3280 N. Co. Line Rd. Farwell, Michigan 48622

My story begins on a service trip to Akron, Ohio. While at lunch
with the plant manager and talking old iron hobbies, he said his
father had an old iron wheel garden tractor or two. We decided to
check them out after work. After an anxious 20 mile trip, we drove
up a shaded drive to an old farm that had old iron under every
other tree. It was like a dream come true. I was introduced to Dad
and we started to hunt the tractors. After about an hour, it
started to get dark, and we still hadn’t found the tractors.
They must have been taken to the scrap yard. Disappointment was
short lived though, as going back to the truck, behind a chicken
coop, I spotted the Bolens.

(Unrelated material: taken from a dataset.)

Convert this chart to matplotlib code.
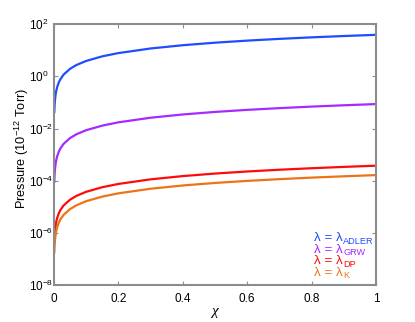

It didn’t have iron wheels, but it
looked like it had promise.

Looking it over, it was missing the Versa Drive system and
starter. The hood was rusted, and the engine had no compression,
but the tires were up and looked like they were hardly worn.
Agreeing on a price, we pushed it to the truck and loaded it. The
service call went smoothly, and I was on my way back to Michigan
the next evening, not believing my good luck.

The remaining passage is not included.